Exploring Sin in “Jazz” and “Purgatorio”

By: Alice Chen, James Bonn, Allison Flanagan, Margaret Hall, Mya Nazaire, Rickie Strong, Helen Warfle

This paper will explore Toni Morrison’s Jazz through the lens of Dante’s Purgatorio in terms of mapping through time and space. Mount Purgatory is clearly divided into layers based around the seven deadly sins. The bottom starts with antepurgatory, and then progresses through sins based on how each sin distorts love, ending with excessive love and the sin of lust. Sinners must move up through the levels, purging themselves of sin. Similarly, in Jazz, the characters move up and down the island of Manhattan, mimicking the social and emotional journey of their own struggles towards recognizing the origin of their sins and what it takes to achieve true morality. Furthermore, Joe Trace goes through his own evolutions, of which there are seven. Based on these similarities, we hypothesize that, if Beloved is the suffering due from a sin one has committed, then Jazz is the acknowledgement of the source of said sin and letting it go. 

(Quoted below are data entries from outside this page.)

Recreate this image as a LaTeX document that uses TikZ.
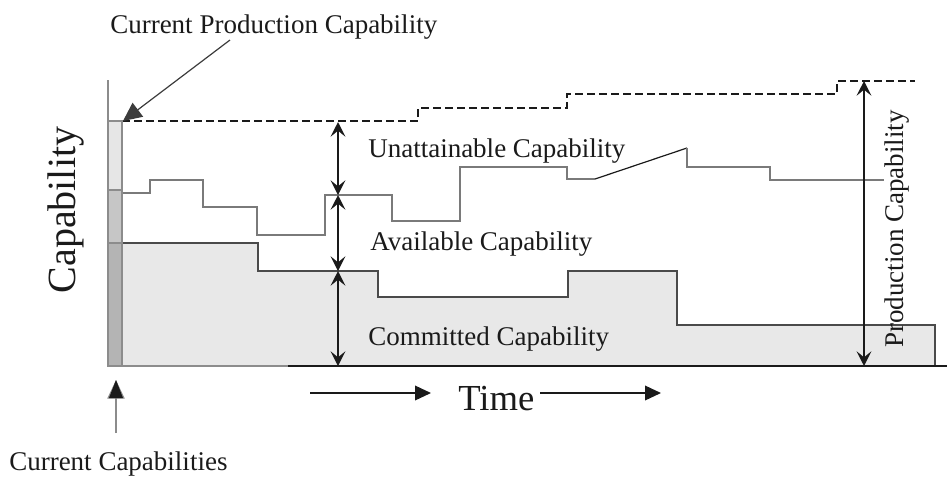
\documentclass[tikz,border=0pt]{standalone}
\usepackage{fontspec}
\setmainfont{Liberation Serif}
\usetikzlibrary{arrows.meta}

\definecolor{inkc}{HTML}{1A1A1A}
\definecolor{commitfill}{HTML}{E8E8E8}
\definecolor{commitline}{HTML}{4A4A4A}
\definecolor{availline}{HTML}{7A7A7A}
\definecolor{barlight}{HTML}{E6E6E6}
\definecolor{barmid}{HTML}{C6C6C6}
\definecolor{bardark}{HTML}{B4B4B4}
\definecolor{axisgray}{HTML}{8C8C8C}

\tikzset{
  lbl/.style={inner sep=0pt, text=inkc, font=\fontsize{20.25pt}{22pt}\selectfont},
  biglbl/.style={inner sep=0pt, text=inkc, font=\fontsize{30pt}{32pt}\selectfont},
  timelbl/.style={inner sep=0pt, text=inkc, font=\fontsize{27.5pt}{30pt}\selectfont},
  stepline/.style={availline, line width=1.3pt, line join=miter},
  commitedge/.style={commitline, line width=1.1pt, line join=miter},
  prodline/.style={inkc, line width=1.1pt, dash pattern=on 6pt off 3pt},
  span/.style={inkc, line width=1.2pt, {Stealth[length=11pt,width=11pt,inset=4.5pt]}-{Stealth[length=11pt,width=11pt,inset=4.5pt]}},
  callout/.style={line width=0.9pt, -{Triangle[length=14pt,width=13pt]}},
  timearrow/.style={inkc, line width=1.1pt, -{Triangle[length=12pt,width=11pt]}},
}

\begin{document}
\begin{tikzpicture}[x=0.75pt,y=-0.75pt]
\useasboundingbox (0,0) rectangle (947,476);

% committed capability region
\fill[commitfill] (122,366) -- (122,243) -- (258,243) -- (258,271) -- (378,271)
  -- (378,297) -- (568,297) -- (568,271) -- (677,271) -- (677,325)
  -- (935,325) -- (935,366) -- cycle;
\draw[commitedge] (122,243) -- (258,243) -- (258,271) -- (378,271)
  -- (378,297) -- (568,297) -- (568,271) -- (677,271) -- (677,325)
  -- (935,325) -- (935,366);

% available capability (upper step line)
\draw[stepline] (122,193) -- (150,193) -- (150,180) -- (203,180) -- (203,207)
  -- (257,207) -- (257,235) -- (325,235) -- (325,195) -- (392,195) -- (392,221)
  -- (460,221) -- (460,167) -- (567,167) -- (567,179) -- (595,179);
\draw[inkc, line width=0.9pt] (595,179) -- (687,148);
\draw[stepline] (687,148) -- (687,167) -- (770,167) -- (770,180) -- (884,180);

% production capability (dashed)
\draw[prodline] (122,121) -- (418,121) -- (418,108) -- (567,108) -- (567,94)
  -- (837,94) -- (837,81) -- (915,81);

% current capability bar
\draw[axisgray, line width=0.8pt, fill=barlight] (108,121) rectangle (122,190);
\draw[axisgray, line width=0.8pt, fill=barmid] (108,190) rectangle (122,243);
\draw[axisgray, line width=0.8pt, fill=bardark] (108,243) rectangle (122,366);

% axes
\draw[axisgray, line width=1.1pt] (108,80) -- (108,366);
\draw[axisgray, line width=1.1pt] (108,366) -- (288,366);
\draw[inkc, line width=1.2pt] (288,366) -- (947,366);

% span markers
\coordinate (uTop) at (338,122);
\coordinate (uBot) at (338,195);
\coordinate (cTop) at (338,271);
\coordinate (cBot) at (338,366);
\coordinate (pTop) at (864,81);
\coordinate (pBot) at (864,366);
\draw[span] (uTop) -- (uBot);
\draw[span] (uBot) -- (cTop);
\draw[span] (cTop) -- (cBot);
\draw[span] (pTop) -- (pBot);

% labels
\node[lbl, anchor=base west] (cpc) at (110,33) {Current Production Capability};
\node[lbl, anchor=base west] (unatt) at (368,157) {Unattainable Capability};
\node[lbl, anchor=base west] (avail) at (370,250) {Available Capability};
\node[lbl, anchor=base west] (commit) at (368,345) {Committed Capability};
\node[lbl, anchor=base west] (curcap) at (9,470) {Current Capabilities};
\node[biglbl, rotate=90, anchor=base] (capy) at (75,210) {Capability};
\node[lbl, rotate=90, anchor=base] (prodcap) at (903,229) {Production Capability};
\node[timelbl, anchor=base west] (time) at (458,410) {Time};

% callout arrows
\coordinate (cpcFrom) at (230,40);
\coordinate (cpcTip) at (123,121);
\draw[callout, inkc!85] (cpcFrom) -- (cpcTip);
\coordinate (ccFrom) at (116,433);
\coordinate (ccTip) at (116,380);
\draw[callout, axisgray] (ccFrom) -- (ccTip);
\fill[inkc] (ccTip) -- ++(-7,18) -- ++(14,0) -- cycle;

% time arrows
\coordinate (tL1) at (310,393);
\coordinate (tL2) at (431,393);
\coordinate (tR1) at (540,393);
\coordinate (tR2) at (661,393);
\draw[timearrow] (tL1) -- (tL2);
\draw[timearrow] (tR1) -- (tR2);
\end{tikzpicture}
\end{document}
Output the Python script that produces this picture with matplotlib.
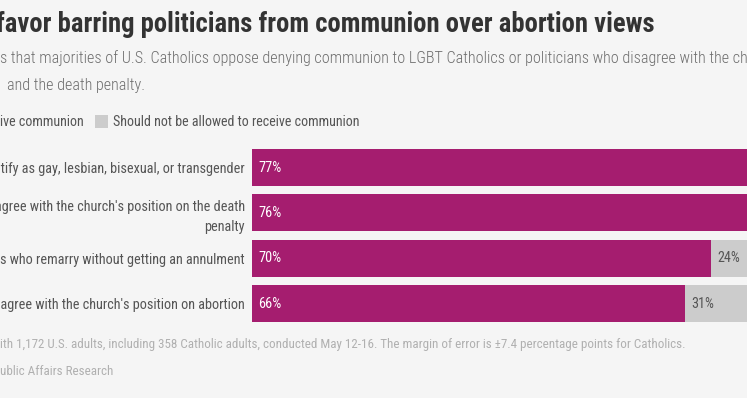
import matplotlib
matplotlib.use('Agg')
import matplotlib.pyplot as plt
import numpy as np

# data
categories = ["ntify as gay, lesbian, bisexual, or transgender",
              "agree with the church's position on the death\npenalty",
              "s who remarry without getting an annulment",
              "sagree with the church's position on abortion"]
allowed = [77, 76, 70, 66]
not_allowed = [21, 22, 24, 31]

title = "favor barring politicians from communion over abortion views"
subtitle = ("s that majorities of U.S. Catholics oppose denying communion to LGBT Catholics "
            "or politicians who disagree with the church's position on abortion")
subtitle2 = "and the death penalty."
legend_labels = ["ive communion", "Should not be allowed to receive communion"]
note = ("ith 1,172 U.S. adults, including 358 Catholic adults, conducted May 12-16. "
        "The margin of error is \u00b17.4 percentage points for Catholics.")
source = "ublic Affairs Research"

magenta = "#a51d6f"
grey = "#cccccc"
bg = "#f5f5f5"

plt.rcParams['font.family'] = ['Roboto Condensed', 'Barlow Condensed', 'Archivo Narrow', 'DejaVu Sans']

W, H = 747, 398
fig = plt.figure(figsize=(W / 100, H / 100), dpi=100, facecolor=bg)

# bars: left edge at 252px, 100% = 656px
ax = fig.add_axes([252 / W, 1 - 326.2 / H, 656 / W, 181.3 / H])
ax.set_facecolor(bg)
y = np.arange(len(categories))
ax.barh(y, allowed, height=0.816, color=magenta)
ax.barh(y, not_allowed, left=allowed, height=0.816, color=grey)
ax.set_xlim(0, 100)
ax.set_ylim(3.5, -0.5)
for s in ax.spines.values():
    s.set_visible(False)
ax.set_xticks([])
ax.set_yticks(y)
ax.set_yticklabels(categories, fontsize=10.3, color="#555555", ha='right',
                   multialignment='right', linespacing=1.55)
ax.tick_params(axis='y', length=0, pad=5)

for i in range(len(categories)):
    ax.text(0.9, i, f"{allowed[i]}%", color="white", fontsize=10.4,
            va='center', ha='left')
    ax.text(allowed[i] + 0.9, i, f"{not_allowed[i]}%", color="#555555",
            fontsize=10.2, va='center', ha='left')

# text blocks (pixel positions from top)
def px(x, yy):
    return x / W, 1 - yy / H

fig.text(*px(-4, 32), title, fontsize=19.2, fontweight='bold', color="#333333", va='baseline')
fig.text(*px(0, 63), subtitle, fontsize=11.6, fontweight='light', color="#6e6e6e", va='baseline')
fig.text(*px(7, 90), subtitle2, fontsize=11.6, fontweight='light', color="#6e6e6e", va='baseline')

fig.text(*px(0, 126), legend_labels[0], fontsize=10.1, color="#555555", va='baseline')
fig.patches.append(plt.Rectangle(px(95, 128), 13 / W, 13 / H, transform=fig.transFigure,
                                 facecolor=grey, edgecolor='none'))
fig.text(*px(113, 126), legend_labels[1], fontsize=10.1, color="#555555", va='baseline')

fig.text(*px(0, 348), note, fontsize=9.4, color="#b0b0b0", va='baseline')
fig.text(*px(0, 375), source, fontsize=9.4, color="#b0b0b0", va='baseline')

fig.savefig("out.png", dpi=100, facecolor=bg)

As we discussed in class, the mapping of Manhattan is complex and filled with intricate markings of neighborhoods, which can be traced to fulfill a social-emotional story within Joe and Violet’s narrative. The story of Jazz is non-linear, working through the emotional turmoil of Joe having committed a crime of passion, Violet disfiguring the dead woman, and back again to events that led up to it. In living through the sins they have committed for love, they are able to overcome their domestic struggles and reunite stronger at the end. Morrison uses the idea of movement in stages – with the physical movement of the characters up and down Manhattan, the temporal movement of the narration, and the emotional movement and evolution of characters like Joe – to mirror the levels of Purgatory and Dante’s own search for freedom from sin. The most important line in Purgatorio, according to Dr. Herzman, is “May it please you to welcome him – he goes in search of freedom” (Canto I lines 70-71). This idea of freedom, from sin and the tendencies that cause us to sin, is also found in Jazz through Joe’s transformations in his sinful love of Dorcas and in Violet’s search for fulfillment. Ultimately, we see Felice as a Beatrice figure, leading Joe and Violet to freedom, and this is the culmination of our analysis of Jazz as a mirror of Purgatorio


We believe this is an important study for several reasons, especially as it applies during this time of quarantine. First, through the idea of excessive love and having that which we love excessively, being taken away, we have noticed that, in our own individual experiences, made us realize that what we need and what we want are very different. Second, the idea that community can arise in unexpected ways, as we see in the friendships throughout Jazz, is significant in this time of social distancing. And finally, in collaborating across time and space on this essay, the act of reading and thinkING together is a form of self-improvement, much as Purgatorio and Jazz encourage us to do.